La svolta arriva dal confronto con altri casi nel mondo: pochi mesi prima, ricercatori dell’Istituto Telethon di genetica e medicina (Tigem) di Pozzuoli avevano identificato un caso analogo in un bambino di Caserta, Giorgio e si erano attivati per confermare il loro sospetto di trovarsi davanti a una sindrome diversa da quella di Nicolaides Baraitser. Grazie un vero lavoro di team internazionale, due anni dopo i ricercatori confermano che il gene SMARCA2 può essere associato anche a un’altra sindrome che chiamano BIS, non solo perché è una sorta di “seconda versione” di quella inizialmente ipotizzata, ma anche perché è l’acronimo dei segni più caratteristici: la blefarofimosi, ovvero un’anomalia delle palpebre che rappresenta un vero e proprio segno distintivo di questi bambini, e la disabilità intellettiva, di grado variabile.

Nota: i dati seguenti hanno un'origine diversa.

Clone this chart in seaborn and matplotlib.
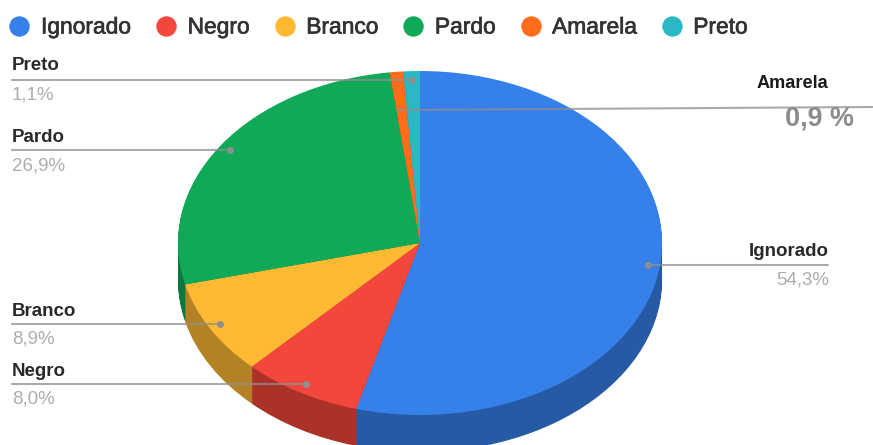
import matplotlib
matplotlib.use("Agg")
import matplotlib.pyplot as plt
import matplotlib.patheffects as pe
from matplotlib.lines import Line2D
from matplotlib.transforms import Affine2D
import seaborn as sns

categories = ["Ignorado", "Negro", "Branco", "Pardo", "Amarela", "Preto"]
values = [54.3, 8.0, 8.9, 26.9, 0.9, 1.1]
value_labels = ["54,3%", "8,0%", "8,9%", "26,9%", "0,9 %", "1,1%"]
colors = ["#3680EA", "#F4473B", "#FFB933", "#0FA958", "#FF6D1B", "#2BB8C4"]

W, H = 873, 445
CX, CY, RX, RY, DEPTH = 420, 243, 242, 172, 37

sns.set_theme(style="white")
plt.rcParams["font.family"] = ["Liberation Sans", "DejaVu Sans"]
palette = sns.color_palette(colors)
dark = [tuple(c * 0.70 for c in col) for col in palette]

fig = plt.figure(figsize=(W / 100, H / 100), dpi=100)
ax = fig.add_axes([0, 0, 1, 1])

# extruded side: stacked darker pies, then the top face
for k in range(DEPTH, 0, -1):
    ax.pie(values, colors=dark, startangle=90, counterclock=False,
           center=(0, -k / RY), radius=1, wedgeprops={"linewidth": 0.3, "edgecolor": "none"})
ax.pie(values, colors=palette, startangle=90, counterclock=False,
       center=(0, 0), radius=1, wedgeprops={"linewidth": 0})
ax.set_aspect("auto")
ax.set_xlim(-CX / RX, (W - CX) / RX)
ax.set_ylim((CY - H) / RY, CY / RY)
ax.axis("off")

# pixel coordinates, origin top-left, for annotation layout
px = Affine2D().scale(1, -1).translate(0, H)
GREY = "#8f8f8f"
DARK = "#2a2a2a"
LIGHT = "#adadad"
FS = 18.8 * 0.72

def leader(x0, y0, x1, y1, dot=None):
    ax.add_line(Line2D([x0, x1], [y0, y1], transform=px, color=GREY, lw=1.5, alpha=0.75, zorder=5))
    if dot:
        ax.add_line(Line2D([dot[0]], [dot[1]], transform=px, marker="o", ms=4, color=GREY, zorder=6, lw=0))

def label(x, y, s, color, ha="left", size=FS, weight="bold"):
    ax.text(x, y, s, transform=px, ha=ha, va="center", color=color, fontsize=size, fontweight=weight)

# left-hand labels: name y, line y, value y, dot x
left = {"Preto": (66, 80, 95, 412), "Pardo": (137, 150, 166, 230),
        "Branco": (311, 324, 339, 220), "Negro": (371, 384, 399, 306)}
for name, (ny, ly, vy, dx) in left.items():
    i = categories.index(name)
    leader(12, ly, dx, ly, (dx, ly))
    label(12, ny, name, DARK)
    label(12, vy, value_labels[i], LIGHT, weight="normal")

# Ignorado, right side
leader(648, 265, 828, 265, (648, 265))
label(829, 251, "Ignorado", DARK, ha="right")
label(829, 280, value_labels[0], LIGHT, ha="right", weight="normal")

# Amarela, annotated far right
leader(397, 110, 873, 107)
label(757, 83, "Amarela", "#1a1a1a", size=18.2 * 0.72)
label(785, 118, value_labels[4], "#8c8c8c", size=27 * 0.72)

# legend
handles = [Line2D([], [], marker="o", ls="", color=c, ms=19 * 0.72) for c in palette]
leg = ax.legend(handles, categories, ncol=6, frameon=False, loc="center left",
                bbox_to_anchor=(10 / W, 1 - 27 / H), bbox_transform=fig.transFigure,
                labelcolor="#333333", handletextpad=0.53, columnspacing=1.12,
                borderaxespad=0, borderpad=0, handlelength=0.83,
                prop={"family": "Liberation Sans", "size": 22.8 * 0.72})
for t in leg.get_texts():
    t.set_path_effects([pe.withStroke(linewidth=0.5, foreground="#333333")])
fig.savefig("out.png", dpi=100, facecolor="white")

«Grazie ai ricercatori ora sappiamo che ci sono anche altre famiglie con una storia simile alla nostra da raccontare» commenta Charlotte, che è rimasta attivamente in contatto con loro durante la ricerca al punto da essere esplicitamente ringraziata nella pubblicazione scientifica che ne è scaturita nel luglio 2020. «Spero - conclude la mamma inglese - che un giorno questo gruppo cresca e, chissà, possiamo anche incontrarci fisicamente e condividere le nostre esperienze con i nostri meravigliosi bambini. I miei figli continuano a crescere e a splendere. Da qualche anno non ci sono stati più ricoveri in ospedale ed entrambi sono in grado di camminare da soli. Non parlano, ma sono sempre più in grado di comunicare in altri modi. Entrambi hanno un fantastico senso dell’umorismo, amano la vita e sono convinta rendano migliore la vita di chiunque incontrano».